Oregon Coast Beach Connection - lodging, dining, news, events and more
From Oregon Coast Beach Connection's sister site, TravelParanormal.com

Strange Happenings on the Oregon Coast

By J.D. Adams
Amid the roar of the surf on the Oregon coast, there are moans from tormented souls who are lost in time. Departed pioneers, explorers, Native Americans, sea traders, loggers, and soldiers, tricked into death, reach out from their shadowy world to make contact with the living. These ghosts walk the beach at night, and float like mist in the inky darkness of the coastal forest, reliving their last hours again and again, seeking an answer to the hideous riddle that imprisons them forever. In this land where cultures clashed and the sea claims it’s own with windswept fury, the undead are legion, each with their own personality. Some are friendly, while others have a score to settle with the living. When the wind whispers your name, beware.
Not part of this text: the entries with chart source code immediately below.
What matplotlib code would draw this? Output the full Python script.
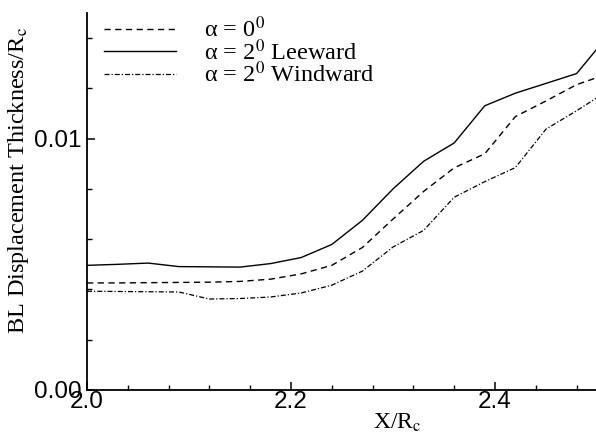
import matplotlib
matplotlib.use('Agg')
import matplotlib.pyplot as plt
from matplotlib.ticker import MultipleLocator, FormatStrFormatter

# x stations along the body
x = [2.00, 2.03, 2.06, 2.09, 2.12, 2.15, 2.18, 2.21, 2.24, 2.27,
     2.30, 2.33, 2.36, 2.39, 2.42, 2.45, 2.48, 2.50]

# alpha = 0
dt_a0 = [0.00426, 0.00426, 0.00427, 0.00428, 0.00429, 0.00432, 0.00441, 0.00462, 0.00496, 0.00567,
         0.00680, 0.00790, 0.00884, 0.00940, 0.01088, 0.01150, 0.01215, 0.01243]
# alpha = 2 leeward
dt_lee = [0.00496, 0.00500, 0.00505, 0.00491, 0.00490, 0.00489, 0.00503, 0.00527, 0.00579, 0.00675,
          0.00800, 0.00910, 0.00983, 0.01131, 0.01181, 0.01220, 0.01259, 0.01357]
# alpha = 2 windward
dt_wind = [0.00393, 0.00392, 0.00391, 0.00390, 0.00362, 0.00364, 0.00370, 0.00386, 0.00417, 0.00473,
           0.00569, 0.00635, 0.00767, 0.00829, 0.00885, 0.01038, 0.01111, 0.01163]

labels = ['\u03b1 = 0$^0$', '\u03b1 = 2$^0$ Leeward', '\u03b1 = 2$^0$ Windward']

plt.rcParams['mathtext.fontset'] = 'stix'
plt.rcParams['font.family'] = 'Liberation Serif'

fig = plt.figure(figsize=(5.96, 4.38), dpi=100)
ax = fig.add_axes([87/596, 1-390/438, 510/596, 377/438])

ax.plot(x, dt_a0, color='black', lw=1.0, dashes=(4.5, 3.2), label=labels[0])
ax.plot(x, dt_lee, color='black', lw=1.0, label=labels[1])
ax.plot(x, dt_wind, color='black', lw=0.9, dashes=(4, 1.6, 1, 1.6), label=labels[2])

ax.set_xlim(2.0, 2.5)
ax.set_ylim(0.0, 0.015)
ax.spines['top'].set_visible(False)
ax.spines['right'].set_visible(False)
for s in ['left', 'bottom']:
    ax.spines[s].set_linewidth(1.3)

ax.xaxis.set_major_locator(MultipleLocator(0.2))
ax.xaxis.set_minor_locator(MultipleLocator(0.04))
ax.yaxis.set_major_locator(MultipleLocator(0.01))
ax.yaxis.set_minor_locator(MultipleLocator(0.002))
ax.xaxis.set_major_formatter(FormatStrFormatter('%.1f'))
ax.yaxis.set_major_formatter(FormatStrFormatter('%.2f'))
ax.tick_params(which='major', direction='in', length=6, width=1.1, pad=4)
ax.tick_params(which='minor', direction='in', length=3.5, width=1.0)
for lab in ax.get_xticklabels() + ax.get_yticklabels():
    lab.set_fontfamily('Liberation Sans')
    lab.set_fontsize(17.5)
ax.tick_params(axis='x', pad=1)

ax.set_xlabel('X/R$_\\mathrm{c}$', fontsize=17)
ax.xaxis.set_label_coords(0.608, -0.058)
ax.set_ylabel('BL Displacement Thickness/R$_\\mathrm{c}$', fontsize=17.5)
ax.yaxis.set_label_coords(-0.11, 0.555)

ax.legend(loc='upper left', bbox_to_anchor=(0.0, 1.036), frameon=False,
          fontsize=17.5, handlelength=2.95, handletextpad=1.15, labelspacing=-0.12,
          borderaxespad=0.3)

fig.savefig('out.png', dpi=100)
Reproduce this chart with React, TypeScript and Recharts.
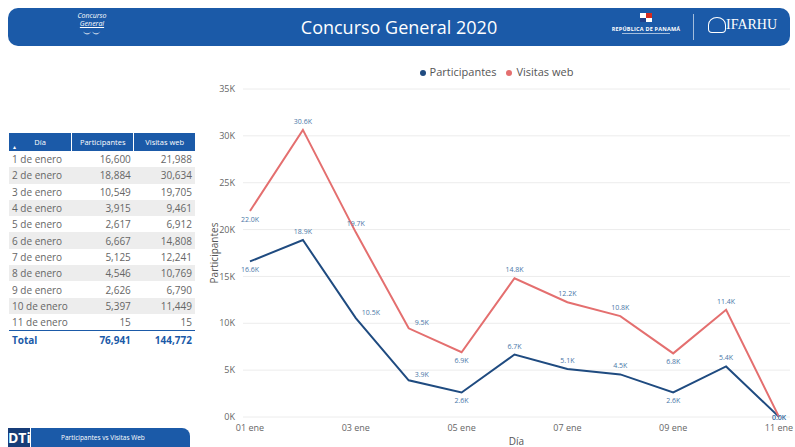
import { LineChart, Line, XAxis, YAxis, CartesianGrid, Legend, LabelList } from 'recharts';

const dayNames = [
  '1 de enero', '2 de enero', '3 de enero', '4 de enero', '5 de enero', '6 de enero',
  '7 de enero', '8 de enero', '9 de enero', '10 de enero', '11 de enero',
];
const axisDays = ['01 ene', '02 ene', '03 ene', '04 ene', '05 ene', '06 ene', '07 ene', '08 ene', '09 ene', '10 ene', '11 ene'];
const participantes = [16600, 18884, 10549, 3915, 2617, 6667, 5125, 4546, 2626, 5397, 15];
const visitasWeb = [21988, 30634, 19705, 9461, 6912, 14808, 12241, 10769, 6790, 11449, 15];
const yTicks = [0, 5000, 10000, 15000, 20000, 25000, 30000, 35000];

// label placement per point (Power BI moves them around to avoid overlap)
const partLabelPos = ['below', 'above', 'right', 'right', 'below', 'above', 'above', 'above', 'below', 'above', 'center'];
const visLabelPos = ['below', 'above', 'above', 'right', 'below', 'above', 'above', 'above', 'below', 'above', 'center'];

const BLUE = '#1b5aa8';
const PART = '#1f4b80';
const VIS = '#e46f6f';
const FONT = '"Open Sans", "Noto Sans", sans-serif';

const chartData = axisDays.map((d, i) => ({
  day: d,
  participantes: participantes[i],
  visitas: visitasWeb[i],
}));

const fmtK = (v: number) => `${(v / 1000).toFixed(1)}K`;
const numFmt = (v: number) => v.toLocaleString('en-US');

const makeLabel = (positions: string[]) => (props: any) => {
  const { x, y, value, index } = props;
  const pos = positions[index] || 'above';
  let dx = 0;
  let dy = -6;
  if (pos === 'below') dy = 11;
  if (pos === 'right') { dx = 6; dy = -3; }
  if (pos === 'center') dy = 3;
  return (
    <text x={x + dx} y={y + dy} fontSize={7} fill="#4a77a8" textAnchor={pos === 'right' ? 'start' : 'middle'} fontFamily={FONT}>
      {fmtK(value)}
    </text>
  );
};

function Header() {
  return (
    <div style={{
      position: 'absolute', left: 8, top: 8, width: 782, height: 38, background: BLUE,
      borderRadius: 10, color: '#fff', fontFamily: FONT,
    }}>
      <div style={{ position: 'absolute', left: 62, top: 4, width: 44, textAlign: 'center', lineHeight: '8px' }}>
        <div style={{ fontSize: 7, fontStyle: 'italic' }}>Concurso</div>
        <div style={{ fontSize: 7, fontStyle: 'italic', textDecoration: 'underline' }}>General</div>
        <div style={{ fontSize: 9, lineHeight: '12px' }}>︶︶</div>
      </div>
      <div style={{ position: 'absolute', left: 0, width: 782, top: 7, textAlign: 'center', fontSize: 18 }}>
        Concurso General 2020
      </div>
      <div style={{ position: 'absolute', left: 632, top: 5, width: 12, height: 9 }}>
        <div style={{ position: 'absolute', left: 0, top: 0, width: 6, height: 4.5, background: '#fff' }} />
        <div style={{ position: 'absolute', left: 6, top: 0, width: 6, height: 4.5, background: '#d52b1e' }} />
        <div style={{ position: 'absolute', left: 0, top: 4.5, width: 6, height: 4.5, background: '#1e3f8a' }} />
        <div style={{ position: 'absolute', left: 6, top: 4.5, width: 6, height: 4.5, background: '#fff' }} />
      </div>
      <div style={{ position: 'absolute', left: 596, top: 17, width: 84, textAlign: 'center', fontSize: 5.5, fontWeight: 700, letterSpacing: 0.2 }}>
        REPÚBLICA DE PANAMÁ
      </div>
      <div style={{ position: 'absolute', left: 614, top: 25, width: 48, height: 1, background: 'rgba(255,255,255,0.6)' }} />
      <div style={{ position: 'absolute', left: 685, top: 6, width: 1, height: 26, background: 'rgba(255,255,255,0.6)' }} />
      <div style={{ position: 'absolute', left: 700, top: 9, width: 16, height: 14, border: '1.5px solid #fff', borderRadius: '50% 50% 4px 4px' }} />
      <div style={{ position: 'absolute', left: 718, top: 9, fontSize: 14, fontFamily: '"Liberation Serif", serif' }}>IFARHU</div>
    </div>
  );
}

function DataTable() {
  const cell = { fontSize: 10, color: '#666', height: 16.3, padding: '0 3px' } as const;
  const totalP = participantes.reduce((a, b) => a + b, 0);
  const totalV = visitasWeb.reduce((a, b) => a + b, 0);
  return (
    <table style={{
      position: 'absolute', left: 9, top: 133, width: 186, borderCollapse: 'collapse', fontFamily: FONT,
    }}>
      <thead>
        <tr style={{ background: BLUE, color: '#fff', height: 18 }}>
          <th style={{ width: 64, fontSize: 7.5, fontWeight: 400, borderRight: '1px solid #fff', position: 'relative' }}>
            Día
            <span style={{ position: 'absolute', left: 4, bottom: 0, fontSize: 6 }}>▴</span>
          </th>
          <th style={{ width: 61, fontSize: 7.5, fontWeight: 400, borderRight: '1px solid #fff' }}>Participantes</th>
          <th style={{ width: 61, fontSize: 7.5, fontWeight: 400 }}>Visitas web</th>
        </tr>
      </thead>
      <tbody>
        {dayNames.map((d, i) => (
          <tr key={d} style={{ background: i % 2 === 1 ? '#ededed' : '#fff' }}>
            <td style={{ ...cell, textAlign: 'left' }}>{d}</td>
            <td style={{ ...cell, textAlign: 'right' }}>{numFmt(participantes[i])}</td>
            <td style={{ ...cell, textAlign: 'right' }}>{numFmt(visitasWeb[i])}</td>
          </tr>
        ))}
        <tr style={{ borderTop: `1px solid ${BLUE}` }}>
          <td style={{ ...cell, color: BLUE, fontWeight: 700, height: 17 }}>Total</td>
          <td style={{ ...cell, color: BLUE, fontWeight: 700, textAlign: 'right' }}>{numFmt(totalP)}</td>
          <td style={{ ...cell, color: BLUE, fontWeight: 700, textAlign: 'right' }}>{numFmt(totalV)}</td>
        </tr>
      </tbody>
    </table>
  );
}

function Footer() {
  return (
    <div style={{ position: 'absolute', left: 8, top: 428, fontFamily: FONT }}>
      <div style={{
        position: 'absolute', left: 0, top: 0, width: 22, height: 19, background: '#173c78', color: '#fff',
        fontWeight: 700, fontSize: 14, lineHeight: '19px', textAlign: 'center',
      }}>DTi</div>
      <div style={{
        position: 'absolute', left: 23, top: 0, width: 159, height: 19, background: BLUE, color: '#fff',
        borderTopRightRadius: 8, fontSize: 6.5, lineHeight: '19px', paddingLeft: 30, boxSizing: 'border-box',
      }}>Participantes vs Visitas Web</div>
    </div>
  );
}

export default function App() {
  return (
    <div style={{ position: 'absolute', left: 0, top: 0, width: 795, height: 447, background: '#fff', overflow: 'hidden' }}>
      <Header />
      <DataTable />
      <Footer />
      <div style={{ position: 'absolute', left: 200, top: 60 }}>
        <LineChart width={595} height={387} data={chartData} margin={{ top: 14, right: 5, bottom: 0, left: 13 }}>
          <CartesianGrid horizontal vertical={false} stroke="#ececec" />
          <XAxis
            dataKey="day"
            interval={1}
            padding={{ left: 7, right: 11 }}
            axisLine={false}
            tickLine={false}
            height={30}
            tick={{ fontSize: 9, fill: '#666', fontFamily: FONT }}
            label={{ value: 'Día', position: 'insideBottom', offset: 2, style: { fontSize: 10, fill: '#555', fontFamily: FONT } }}
          />
          <YAxis
            domain={[0, 35000]}
            ticks={yTicks}
            width={30}
            axisLine={false}
            tickLine={false}
            tickFormatter={(v: number) => `${v / 1000}K`}
            tick={{ fontSize: 9, fill: '#666', fontFamily: FONT }}
            label={{
              value: 'Participantes', angle: -90, position: 'insideLeft', offset: 1,
              style: { textAnchor: 'middle', fontSize: 10, fill: '#555', fontFamily: FONT },
            }}
          />
          <Legend
            verticalAlign="top"
            align="center"
            iconType="circle"
            iconSize={6}
            wrapperStyle={{ top: 4, fontSize: 11, fontFamily: FONT }}
            formatter={(value: string) => <span style={{ color: '#555' }}>{value}</span>}
          />
          <Line
            name="Participantes"
            dataKey="participantes"
            stroke={PART}
            strokeWidth={2}
            dot={false}
            isAnimationActive={false}
          >
            <LabelList dataKey="participantes" content={makeLabel(partLabelPos)} />
          </Line>
          <Line
            name="Visitas web"
            dataKey="visitas"
            stroke={VIS}
            strokeWidth={2}
            dot={false}
            isAnimationActive={false}
          >
            <LabelList dataKey="visitas" content={makeLabel(visLabelPos)} />
          </Line>
        </LineChart>
      </div>
    </div>
  );
}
The ghostly inhabitants of the Lincoln City area are numerous and well documented, as this website will attest: www.oregoncoast.org. Ghosts walk in the North Lincoln County Historical Museum late at night, and gather at a round table to discuss future hauntings. At the North Lincoln Fire and Rescue Station a specter known as “Bob” takes his place on an old fire engine. And at the Wildflower Café in Lincoln City, an apparition has taken up residence to wish the staff well.

From this popular website: www.ghostofamerica.com, come reports of ghosts from Pacific City to Newport, occasionally headless or drinking blood, staggering at Salishan Spit, and drifting at Devil’s Lake. Native Inhabitants, who called it Skookum Lake, meaning place of the evil spirit, noted a strange tentacled creature there. A similar creature was seen by Stan Allyn, author and the original owner of Depoe Bay's Tradewinds sportfishing, who observed huge yellow tentacles reaching from the ocean onto the beach near his home. At Taft one can reflect on the history surrounding Schooner Creek, which flows under Highway 101. Some say that the ship this creek was named after still plies the water around Siletz Bay. I invite you to come and walk this beach - tonight.